## begin EXTRACTED RECORDS

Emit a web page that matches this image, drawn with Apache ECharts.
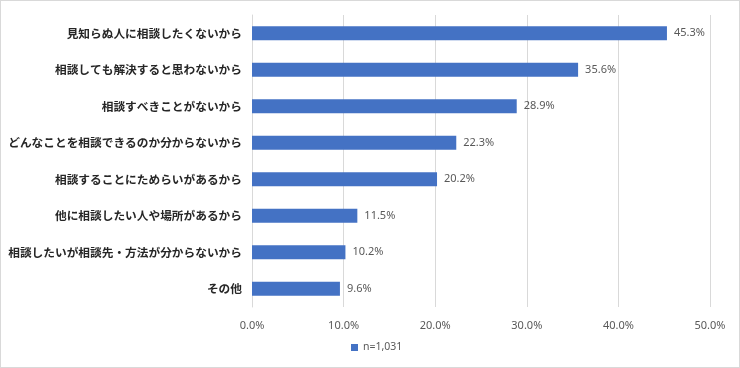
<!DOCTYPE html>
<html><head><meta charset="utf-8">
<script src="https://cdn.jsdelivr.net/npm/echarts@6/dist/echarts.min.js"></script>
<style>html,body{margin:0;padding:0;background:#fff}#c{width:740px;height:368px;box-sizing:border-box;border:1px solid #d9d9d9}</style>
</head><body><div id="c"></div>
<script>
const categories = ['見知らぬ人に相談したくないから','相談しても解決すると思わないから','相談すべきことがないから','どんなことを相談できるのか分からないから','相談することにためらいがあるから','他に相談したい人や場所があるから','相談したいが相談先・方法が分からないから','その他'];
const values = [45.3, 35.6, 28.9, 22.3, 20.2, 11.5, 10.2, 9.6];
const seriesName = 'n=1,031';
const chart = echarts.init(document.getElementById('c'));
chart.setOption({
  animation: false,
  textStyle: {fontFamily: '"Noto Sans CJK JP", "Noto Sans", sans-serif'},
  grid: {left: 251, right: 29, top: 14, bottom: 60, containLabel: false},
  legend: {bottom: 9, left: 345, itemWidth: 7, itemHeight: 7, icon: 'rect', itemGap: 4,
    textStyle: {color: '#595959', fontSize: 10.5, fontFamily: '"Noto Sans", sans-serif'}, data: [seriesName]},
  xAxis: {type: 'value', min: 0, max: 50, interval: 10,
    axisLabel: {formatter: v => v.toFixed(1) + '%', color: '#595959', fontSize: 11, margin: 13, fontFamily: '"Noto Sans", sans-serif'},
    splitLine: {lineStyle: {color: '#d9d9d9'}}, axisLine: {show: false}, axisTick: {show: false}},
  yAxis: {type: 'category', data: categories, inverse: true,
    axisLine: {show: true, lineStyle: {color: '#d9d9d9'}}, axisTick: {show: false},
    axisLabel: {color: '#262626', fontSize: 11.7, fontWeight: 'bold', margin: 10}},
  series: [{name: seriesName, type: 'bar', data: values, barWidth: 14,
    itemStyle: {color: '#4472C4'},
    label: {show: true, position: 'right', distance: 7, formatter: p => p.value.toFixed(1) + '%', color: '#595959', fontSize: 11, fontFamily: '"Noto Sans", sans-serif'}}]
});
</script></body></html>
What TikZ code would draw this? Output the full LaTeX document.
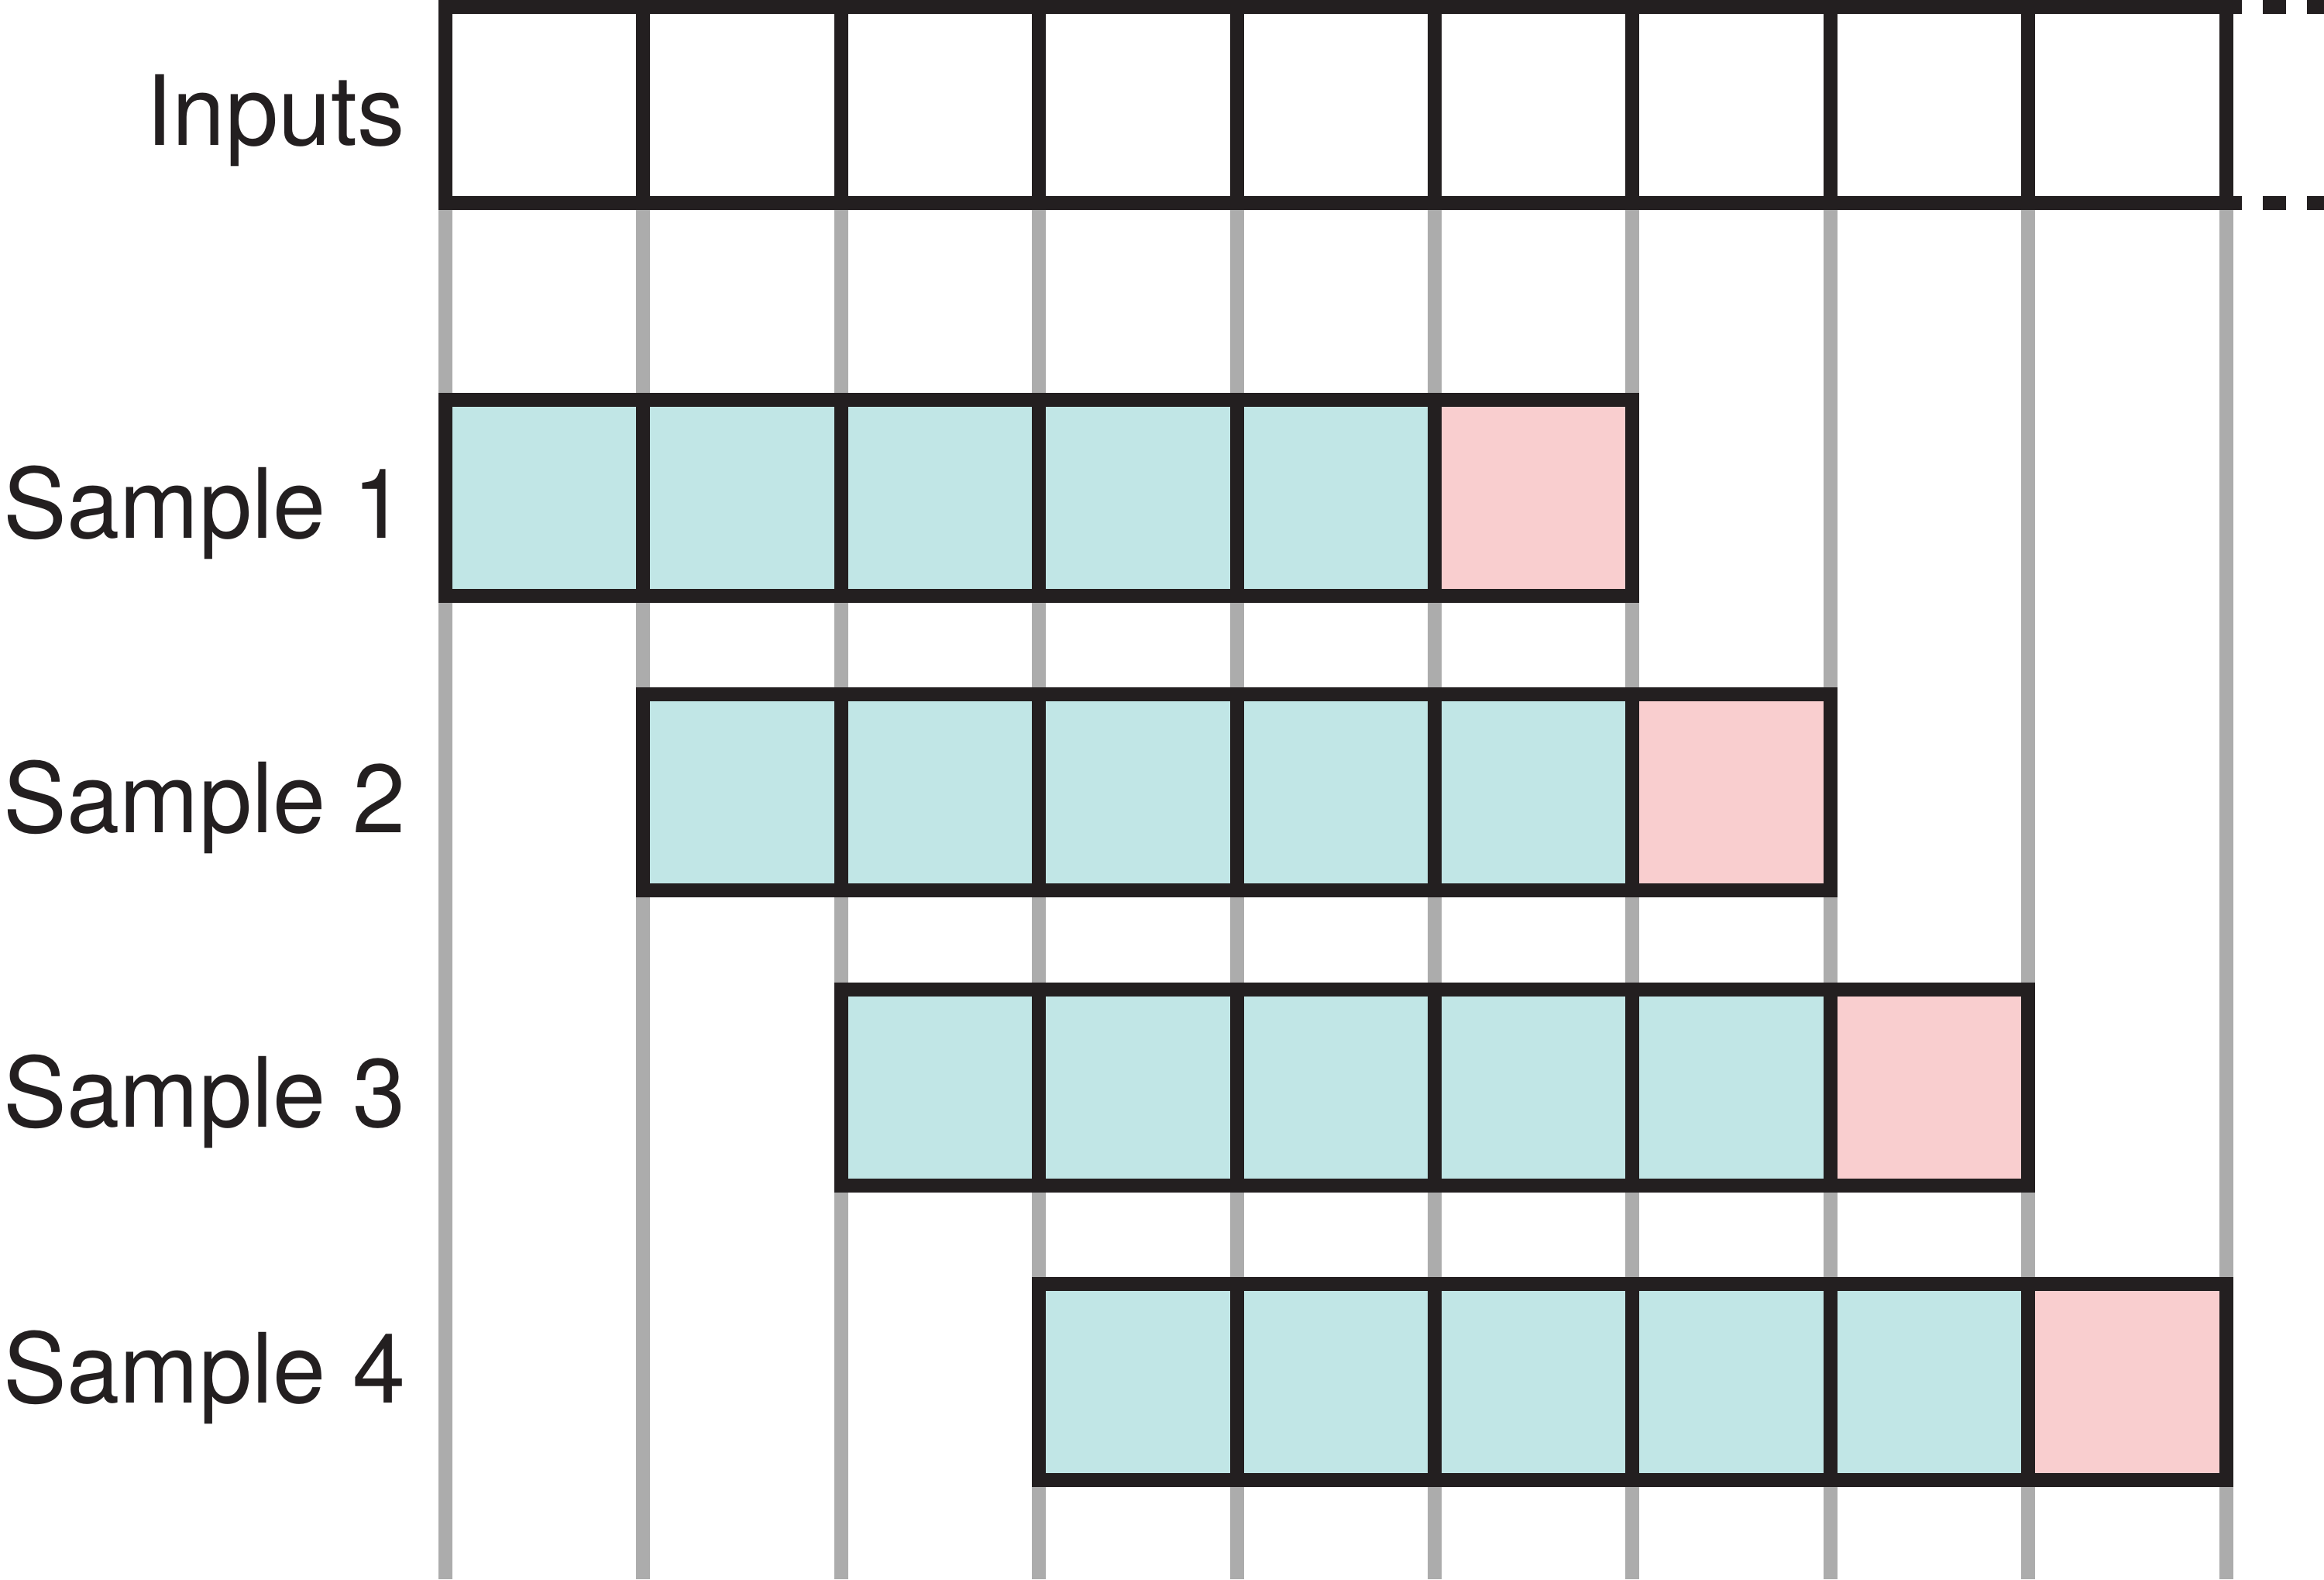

## end EXTRACTED RECORDS

_TASK TO COMPLETE:_ Print the complete listing exactly as it stands, without its pictures.

_SOLVED EXERCISE:_
Emit a web page that matches this image, drawn with Apache ECharts.
<!DOCTYPE html>
<html><head><meta charset="utf-8">
<script src="https://cdn.jsdelivr.net/npm/echarts@6/dist/echarts.min.js"></script>
<style>html,body{margin:0;padding:0;background:#fff}#c{width:740px;height:368px;box-sizing:border-box;border:1px solid #d9d9d9}</style>
</head><body><div id="c"></div>
<script>
const categories = ['見知らぬ人に相談したくないから','相談しても解決すると思わないから','相談すべきことがないから','どんなことを相談できるのか分からないから','相談することにためらいがあるから','他に相談したい人や場所があるから','相談したいが相談先・方法が分からないから','その他'];
const values = [45.3, 35.6, 28.9, 22.3, 20.2, 11.5, 10.2, 9.6];
const seriesName = 'n=1,031';
const chart = echarts.init(document.getElementById('c'));
chart.setOption({
  animation: false,
  textStyle: {fontFamily: '"Noto Sans CJK JP", "Noto Sans", sans-serif'},
  grid: {left: 251, right: 29, top: 14, bottom: 60, containLabel: false},
  legend: {bottom: 9, left: 345, itemWidth: 7, itemHeight: 7, icon: 'rect', itemGap: 4,
    textStyle: {color: '#595959', fontSize: 10.5, fontFamily: '"Noto Sans", sans-serif'}, data: [seriesName]},
  xAxis: {type: 'value', min: 0, max: 50, interval: 10,
    axisLabel: {formatter: v => v.toFixed(1) + '%', color: '#595959', fontSize: 11, margin: 13, fontFamily: '"Noto Sans", sans-serif'},
    splitLine: {lineStyle: {color: '#d9d9d9'}}, axisLine: {show: false}, axisTick: {show: false}},
  yAxis: {type: 'category', data: categories, inverse: true,
    axisLine: {show: true, lineStyle: {color: '#d9d9d9'}}, axisTick: {show: false},
    axisLabel: {color: '#262626', fontSize: 11.7, fontWeight: 'bold', margin: 10}},
  series: [{name: seriesName, type: 'bar', data: values, barWidth: 14,
    itemStyle: {color: '#4472C4'},
    label: {show: true, position: 'right', distance: 7, formatter: p => p.value.toFixed(1) + '%', color: '#595959', fontSize: 11, fontFamily: '"Noto Sans", sans-serif'}}]
});
</script></body></html>
What TikZ code would draw this? Output the full LaTeX document.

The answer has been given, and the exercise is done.